Please give the data below again in full, exactly as it stands.
Start of Given information
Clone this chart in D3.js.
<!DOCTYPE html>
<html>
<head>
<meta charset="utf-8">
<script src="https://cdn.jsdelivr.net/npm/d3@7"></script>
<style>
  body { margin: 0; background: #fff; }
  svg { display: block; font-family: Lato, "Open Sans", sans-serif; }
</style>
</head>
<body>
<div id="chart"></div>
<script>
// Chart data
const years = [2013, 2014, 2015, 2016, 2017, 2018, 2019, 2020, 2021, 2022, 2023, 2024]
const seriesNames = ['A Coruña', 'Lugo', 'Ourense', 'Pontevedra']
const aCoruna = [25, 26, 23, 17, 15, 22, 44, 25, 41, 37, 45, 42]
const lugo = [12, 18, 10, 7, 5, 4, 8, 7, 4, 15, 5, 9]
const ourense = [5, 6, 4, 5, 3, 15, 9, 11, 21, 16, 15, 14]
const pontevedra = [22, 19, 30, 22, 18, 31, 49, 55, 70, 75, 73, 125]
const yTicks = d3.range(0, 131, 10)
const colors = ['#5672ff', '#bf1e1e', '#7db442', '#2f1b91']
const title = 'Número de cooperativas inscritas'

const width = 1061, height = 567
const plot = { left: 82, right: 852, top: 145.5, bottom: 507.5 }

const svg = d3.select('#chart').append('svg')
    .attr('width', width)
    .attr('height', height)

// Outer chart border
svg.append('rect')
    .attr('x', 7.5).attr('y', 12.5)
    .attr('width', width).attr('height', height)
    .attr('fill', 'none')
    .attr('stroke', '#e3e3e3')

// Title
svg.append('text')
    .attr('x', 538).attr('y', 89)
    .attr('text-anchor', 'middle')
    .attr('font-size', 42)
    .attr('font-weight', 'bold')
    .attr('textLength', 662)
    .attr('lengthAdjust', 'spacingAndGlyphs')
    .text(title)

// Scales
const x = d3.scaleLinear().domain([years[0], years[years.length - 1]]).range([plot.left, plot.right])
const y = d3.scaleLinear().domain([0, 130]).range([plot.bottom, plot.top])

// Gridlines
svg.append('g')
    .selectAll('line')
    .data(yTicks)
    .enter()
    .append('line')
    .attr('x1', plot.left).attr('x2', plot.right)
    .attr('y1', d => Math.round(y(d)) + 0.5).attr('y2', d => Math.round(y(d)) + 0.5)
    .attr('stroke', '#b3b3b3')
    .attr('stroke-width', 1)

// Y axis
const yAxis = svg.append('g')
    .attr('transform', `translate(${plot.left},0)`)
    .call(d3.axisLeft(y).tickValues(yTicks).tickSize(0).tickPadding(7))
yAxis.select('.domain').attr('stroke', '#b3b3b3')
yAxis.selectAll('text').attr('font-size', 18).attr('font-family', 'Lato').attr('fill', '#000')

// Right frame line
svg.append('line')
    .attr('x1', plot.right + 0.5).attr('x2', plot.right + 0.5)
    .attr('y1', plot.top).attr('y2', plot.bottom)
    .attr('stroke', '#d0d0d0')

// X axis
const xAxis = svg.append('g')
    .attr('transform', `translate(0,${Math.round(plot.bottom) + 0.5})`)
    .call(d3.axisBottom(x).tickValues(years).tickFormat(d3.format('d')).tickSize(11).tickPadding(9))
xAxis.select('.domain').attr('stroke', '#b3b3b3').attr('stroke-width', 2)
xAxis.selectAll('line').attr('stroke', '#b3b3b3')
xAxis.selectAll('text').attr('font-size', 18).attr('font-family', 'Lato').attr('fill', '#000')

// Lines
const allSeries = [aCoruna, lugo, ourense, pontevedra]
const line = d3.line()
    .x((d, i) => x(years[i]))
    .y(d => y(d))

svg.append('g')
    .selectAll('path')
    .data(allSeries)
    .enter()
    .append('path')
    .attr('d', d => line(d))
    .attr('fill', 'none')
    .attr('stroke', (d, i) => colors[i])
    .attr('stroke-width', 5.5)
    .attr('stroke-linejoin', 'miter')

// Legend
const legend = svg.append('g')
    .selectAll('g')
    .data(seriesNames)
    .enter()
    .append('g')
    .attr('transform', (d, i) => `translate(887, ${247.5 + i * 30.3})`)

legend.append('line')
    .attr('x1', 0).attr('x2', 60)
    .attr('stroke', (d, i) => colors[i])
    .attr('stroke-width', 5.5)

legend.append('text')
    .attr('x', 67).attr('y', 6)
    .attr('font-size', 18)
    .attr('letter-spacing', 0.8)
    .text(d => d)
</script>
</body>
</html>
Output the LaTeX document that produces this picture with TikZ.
End of Given information
§ Final result
Clone this chart in D3.js.
<!DOCTYPE html>
<html>
<head>
<meta charset="utf-8">
<script src="https://cdn.jsdelivr.net/npm/d3@7"></script>
<style>
  body { margin: 0; background: #fff; }
  svg { display: block; font-family: Lato, "Open Sans", sans-serif; }
</style>
</head>
<body>
<div id="chart"></div>
<script>
// Chart data
const years = [2013, 2014, 2015, 2016, 2017, 2018, 2019, 2020, 2021, 2022, 2023, 2024]
const seriesNames = ['A Coruña', 'Lugo', 'Ourense', 'Pontevedra']
const aCoruna = [25, 26, 23, 17, 15, 22, 44, 25, 41, 37, 45, 42]
const lugo = [12, 18, 10, 7, 5, 4, 8, 7, 4, 15, 5, 9]
const ourense = [5, 6, 4, 5, 3, 15, 9, 11, 21, 16, 15, 14]
const pontevedra = [22, 19, 30, 22, 18, 31, 49, 55, 70, 75, 73, 125]
const yTicks = d3.range(0, 131, 10)
const colors = ['#5672ff', '#bf1e1e', '#7db442', '#2f1b91']
const title = 'Número de cooperativas inscritas'

const width = 1061, height = 567
const plot = { left: 82, right: 852, top: 145.5, bottom: 507.5 }

const svg = d3.select('#chart').append('svg')
    .attr('width', width)
    .attr('height', height)

// Outer chart border
svg.append('rect')
    .attr('x', 7.5).attr('y', 12.5)
    .attr('width', width).attr('height', height)
    .attr('fill', 'none')
    .attr('stroke', '#e3e3e3')

// Title
svg.append('text')
    .attr('x', 538).attr('y', 89)
    .attr('text-anchor', 'middle')
    .attr('font-size', 42)
    .attr('font-weight', 'bold')
    .attr('textLength', 662)
    .attr('lengthAdjust', 'spacingAndGlyphs')
    .text(title)

// Scales
const x = d3.scaleLinear().domain([years[0], years[years.length - 1]]).range([plot.left, plot.right])
const y = d3.scaleLinear().domain([0, 130]).range([plot.bottom, plot.top])

// Gridlines
svg.append('g')
    .selectAll('line')
    .data(yTicks)
    .enter()
    .append('line')
    .attr('x1', plot.left).attr('x2', plot.right)
    .attr('y1', d => Math.round(y(d)) + 0.5).attr('y2', d => Math.round(y(d)) + 0.5)
    .attr('stroke', '#b3b3b3')
    .attr('stroke-width', 1)

// Y axis
const yAxis = svg.append('g')
    .attr('transform', `translate(${plot.left},0)`)
    .call(d3.axisLeft(y).tickValues(yTicks).tickSize(0).tickPadding(7))
yAxis.select('.domain').attr('stroke', '#b3b3b3')
yAxis.selectAll('text').attr('font-size', 18).attr('font-family', 'Lato').attr('fill', '#000')

// Right frame line
svg.append('line')
    .attr('x1', plot.right + 0.5).attr('x2', plot.right + 0.5)
    .attr('y1', plot.top).attr('y2', plot.bottom)
    .attr('stroke', '#d0d0d0')

// X axis
const xAxis = svg.append('g')
    .attr('transform', `translate(0,${Math.round(plot.bottom) + 0.5})`)
    .call(d3.axisBottom(x).tickValues(years).tickFormat(d3.format('d')).tickSize(11).tickPadding(9))
xAxis.select('.domain').attr('stroke', '#b3b3b3').attr('stroke-width', 2)
xAxis.selectAll('line').attr('stroke', '#b3b3b3')
xAxis.selectAll('text').attr('font-size', 18).attr('font-family', 'Lato').attr('fill', '#000')

// Lines
const allSeries = [aCoruna, lugo, ourense, pontevedra]
const line = d3.line()
    .x((d, i) => x(years[i]))
    .y(d => y(d))

svg.append('g')
    .selectAll('path')
    .data(allSeries)
    .enter()
    .append('path')
    .attr('d', d => line(d))
    .attr('fill', 'none')
    .attr('stroke', (d, i) => colors[i])
    .attr('stroke-width', 5.5)
    .attr('stroke-linejoin', 'miter')

// Legend
const legend = svg.append('g')
    .selectAll('g')
    .data(seriesNames)
    .enter()
    .append('g')
    .attr('transform', (d, i) => `translate(887, ${247.5 + i * 30.3})`)

legend.append('line')
    .attr('x1', 0).attr('x2', 60)
    .attr('stroke', (d, i) => colors[i])
    .attr('stroke-width', 5.5)

legend.append('text')
    .attr('x', 67).attr('y', 6)
    .attr('font-size', 18)
    .attr('letter-spacing', 0.8)
    .text(d => d)
</script>
</body>
</html>
Output the LaTeX document that produces this picture with TikZ.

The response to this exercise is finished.